Work to be completed:
Using the material below, copy every line where "chart" appears.

The data:

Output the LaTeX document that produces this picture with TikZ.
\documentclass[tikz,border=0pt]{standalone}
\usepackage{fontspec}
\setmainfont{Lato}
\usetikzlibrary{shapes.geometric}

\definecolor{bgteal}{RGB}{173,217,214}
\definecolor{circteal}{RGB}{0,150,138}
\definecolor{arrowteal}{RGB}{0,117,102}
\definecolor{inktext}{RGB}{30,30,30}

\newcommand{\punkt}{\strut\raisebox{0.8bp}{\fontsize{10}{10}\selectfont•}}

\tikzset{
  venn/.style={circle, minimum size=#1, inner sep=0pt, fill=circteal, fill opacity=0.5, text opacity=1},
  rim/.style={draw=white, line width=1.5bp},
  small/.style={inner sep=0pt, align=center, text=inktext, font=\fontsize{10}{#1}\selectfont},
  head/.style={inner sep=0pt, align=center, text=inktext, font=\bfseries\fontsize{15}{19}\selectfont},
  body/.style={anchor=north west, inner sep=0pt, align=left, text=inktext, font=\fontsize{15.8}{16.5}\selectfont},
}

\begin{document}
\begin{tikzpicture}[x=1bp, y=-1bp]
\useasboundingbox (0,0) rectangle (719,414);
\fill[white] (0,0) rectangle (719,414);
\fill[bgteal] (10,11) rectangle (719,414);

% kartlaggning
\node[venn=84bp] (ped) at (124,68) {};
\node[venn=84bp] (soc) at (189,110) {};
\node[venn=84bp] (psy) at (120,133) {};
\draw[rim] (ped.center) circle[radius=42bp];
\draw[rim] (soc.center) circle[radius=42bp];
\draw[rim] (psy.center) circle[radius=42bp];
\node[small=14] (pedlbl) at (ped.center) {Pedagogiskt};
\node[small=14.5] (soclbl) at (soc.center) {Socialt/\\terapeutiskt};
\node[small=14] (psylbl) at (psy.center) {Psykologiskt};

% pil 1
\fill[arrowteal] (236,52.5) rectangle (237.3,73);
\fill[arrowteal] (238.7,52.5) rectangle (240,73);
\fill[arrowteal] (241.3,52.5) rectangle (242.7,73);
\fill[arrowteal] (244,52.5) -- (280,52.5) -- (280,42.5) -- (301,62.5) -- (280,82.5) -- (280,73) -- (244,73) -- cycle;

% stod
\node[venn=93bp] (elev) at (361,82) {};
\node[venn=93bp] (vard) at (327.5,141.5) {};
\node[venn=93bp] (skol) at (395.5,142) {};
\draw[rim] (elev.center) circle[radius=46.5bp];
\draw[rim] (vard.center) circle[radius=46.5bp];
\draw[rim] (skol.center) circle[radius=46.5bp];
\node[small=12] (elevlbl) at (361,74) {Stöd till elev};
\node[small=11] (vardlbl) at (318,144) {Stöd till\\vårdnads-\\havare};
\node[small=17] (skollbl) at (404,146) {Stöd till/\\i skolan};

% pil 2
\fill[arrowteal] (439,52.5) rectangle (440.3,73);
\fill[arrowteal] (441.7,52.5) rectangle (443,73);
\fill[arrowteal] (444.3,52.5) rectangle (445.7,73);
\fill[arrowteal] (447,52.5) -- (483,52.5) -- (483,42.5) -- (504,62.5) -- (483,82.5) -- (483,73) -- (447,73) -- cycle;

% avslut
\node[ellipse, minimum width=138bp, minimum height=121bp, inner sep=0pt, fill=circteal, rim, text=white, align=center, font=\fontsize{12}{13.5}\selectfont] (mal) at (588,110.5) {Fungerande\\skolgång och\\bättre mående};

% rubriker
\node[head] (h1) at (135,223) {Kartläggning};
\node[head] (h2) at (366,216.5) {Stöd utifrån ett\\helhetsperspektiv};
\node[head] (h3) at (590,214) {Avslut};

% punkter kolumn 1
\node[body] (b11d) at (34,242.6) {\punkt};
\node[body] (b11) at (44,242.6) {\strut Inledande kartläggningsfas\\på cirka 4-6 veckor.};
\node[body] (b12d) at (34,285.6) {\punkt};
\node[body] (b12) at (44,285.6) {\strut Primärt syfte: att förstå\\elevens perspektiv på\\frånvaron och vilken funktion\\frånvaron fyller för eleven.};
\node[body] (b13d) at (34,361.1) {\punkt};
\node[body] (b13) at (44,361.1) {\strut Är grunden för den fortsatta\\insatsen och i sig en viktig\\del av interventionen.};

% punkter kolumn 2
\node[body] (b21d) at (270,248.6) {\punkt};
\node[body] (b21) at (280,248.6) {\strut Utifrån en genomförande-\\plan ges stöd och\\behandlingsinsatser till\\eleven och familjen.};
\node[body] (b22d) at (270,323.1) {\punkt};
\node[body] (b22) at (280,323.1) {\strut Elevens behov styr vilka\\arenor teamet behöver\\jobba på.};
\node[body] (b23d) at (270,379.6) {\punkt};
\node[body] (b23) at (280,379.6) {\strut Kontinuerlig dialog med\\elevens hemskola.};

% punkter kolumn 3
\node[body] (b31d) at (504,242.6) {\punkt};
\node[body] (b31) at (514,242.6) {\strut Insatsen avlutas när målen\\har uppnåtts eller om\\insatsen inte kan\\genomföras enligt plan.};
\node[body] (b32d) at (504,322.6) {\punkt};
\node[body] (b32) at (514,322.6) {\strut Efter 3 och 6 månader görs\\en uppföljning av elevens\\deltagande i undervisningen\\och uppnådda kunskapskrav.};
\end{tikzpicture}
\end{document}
---
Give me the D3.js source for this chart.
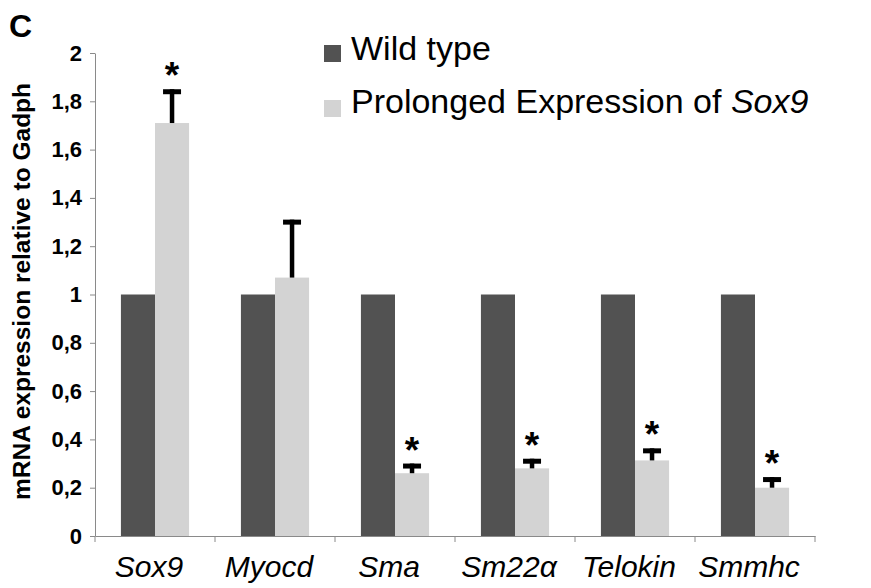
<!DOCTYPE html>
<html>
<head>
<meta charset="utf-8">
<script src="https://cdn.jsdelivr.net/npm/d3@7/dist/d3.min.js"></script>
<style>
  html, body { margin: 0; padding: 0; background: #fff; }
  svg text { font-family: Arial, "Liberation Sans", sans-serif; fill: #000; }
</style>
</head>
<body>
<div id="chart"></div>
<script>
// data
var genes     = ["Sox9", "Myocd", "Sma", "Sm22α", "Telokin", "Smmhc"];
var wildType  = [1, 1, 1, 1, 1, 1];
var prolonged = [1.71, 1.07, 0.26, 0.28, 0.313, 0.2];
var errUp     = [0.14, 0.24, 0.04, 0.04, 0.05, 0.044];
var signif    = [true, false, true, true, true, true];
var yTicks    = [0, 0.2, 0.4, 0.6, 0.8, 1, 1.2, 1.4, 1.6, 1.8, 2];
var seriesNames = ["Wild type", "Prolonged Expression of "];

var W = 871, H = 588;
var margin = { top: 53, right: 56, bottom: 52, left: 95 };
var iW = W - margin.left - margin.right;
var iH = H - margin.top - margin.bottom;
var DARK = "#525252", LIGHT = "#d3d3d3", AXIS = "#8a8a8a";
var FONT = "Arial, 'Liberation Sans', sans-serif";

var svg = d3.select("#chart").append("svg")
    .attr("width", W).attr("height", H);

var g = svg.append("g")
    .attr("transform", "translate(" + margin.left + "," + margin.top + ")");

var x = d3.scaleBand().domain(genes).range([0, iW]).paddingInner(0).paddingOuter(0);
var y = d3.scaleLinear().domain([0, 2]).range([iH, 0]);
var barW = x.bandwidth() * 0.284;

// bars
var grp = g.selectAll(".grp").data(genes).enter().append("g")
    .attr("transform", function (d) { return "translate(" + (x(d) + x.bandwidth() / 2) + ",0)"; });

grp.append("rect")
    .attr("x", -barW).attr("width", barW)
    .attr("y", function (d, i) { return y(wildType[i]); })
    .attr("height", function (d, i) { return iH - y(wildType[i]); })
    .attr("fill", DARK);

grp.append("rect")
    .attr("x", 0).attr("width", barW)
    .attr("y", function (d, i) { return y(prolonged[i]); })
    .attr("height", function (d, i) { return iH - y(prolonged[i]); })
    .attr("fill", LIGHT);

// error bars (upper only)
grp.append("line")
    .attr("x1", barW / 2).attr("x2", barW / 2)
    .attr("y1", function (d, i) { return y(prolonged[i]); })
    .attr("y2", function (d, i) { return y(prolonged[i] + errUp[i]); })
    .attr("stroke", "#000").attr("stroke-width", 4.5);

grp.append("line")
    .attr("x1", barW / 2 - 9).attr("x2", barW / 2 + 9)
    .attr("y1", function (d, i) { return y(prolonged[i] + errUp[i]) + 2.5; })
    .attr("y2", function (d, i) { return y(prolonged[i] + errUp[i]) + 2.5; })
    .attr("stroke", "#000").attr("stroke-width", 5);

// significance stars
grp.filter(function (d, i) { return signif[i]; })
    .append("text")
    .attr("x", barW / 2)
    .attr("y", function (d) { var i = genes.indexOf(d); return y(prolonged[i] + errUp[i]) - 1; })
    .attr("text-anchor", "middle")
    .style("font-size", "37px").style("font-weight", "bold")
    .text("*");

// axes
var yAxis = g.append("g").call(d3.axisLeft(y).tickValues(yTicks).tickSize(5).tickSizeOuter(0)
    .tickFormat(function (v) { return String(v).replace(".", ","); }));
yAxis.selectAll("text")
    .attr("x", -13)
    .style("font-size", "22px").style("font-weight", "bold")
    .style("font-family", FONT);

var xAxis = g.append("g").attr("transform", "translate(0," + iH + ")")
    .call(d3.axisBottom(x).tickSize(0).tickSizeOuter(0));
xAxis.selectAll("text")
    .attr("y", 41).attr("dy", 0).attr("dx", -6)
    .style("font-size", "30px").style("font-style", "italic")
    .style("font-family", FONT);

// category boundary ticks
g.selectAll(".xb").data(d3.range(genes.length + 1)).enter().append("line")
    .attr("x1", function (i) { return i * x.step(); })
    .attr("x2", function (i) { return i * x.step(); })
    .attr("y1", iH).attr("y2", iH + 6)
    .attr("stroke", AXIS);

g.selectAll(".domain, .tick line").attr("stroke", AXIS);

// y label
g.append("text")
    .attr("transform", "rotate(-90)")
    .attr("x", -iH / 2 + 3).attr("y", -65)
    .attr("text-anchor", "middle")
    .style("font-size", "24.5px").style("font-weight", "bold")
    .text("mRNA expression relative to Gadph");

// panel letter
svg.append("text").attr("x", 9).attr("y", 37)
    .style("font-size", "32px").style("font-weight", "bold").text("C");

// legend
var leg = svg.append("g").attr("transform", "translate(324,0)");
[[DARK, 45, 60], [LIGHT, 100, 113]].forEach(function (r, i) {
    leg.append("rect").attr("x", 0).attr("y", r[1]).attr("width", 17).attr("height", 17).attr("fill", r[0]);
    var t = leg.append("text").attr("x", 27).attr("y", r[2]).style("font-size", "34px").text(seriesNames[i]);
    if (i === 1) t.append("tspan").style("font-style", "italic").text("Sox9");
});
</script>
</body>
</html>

Answer to the task:
Give me the D3.js source for this chart.
<div id="chart"></div>
var svg = d3.select("#chart").append("svg")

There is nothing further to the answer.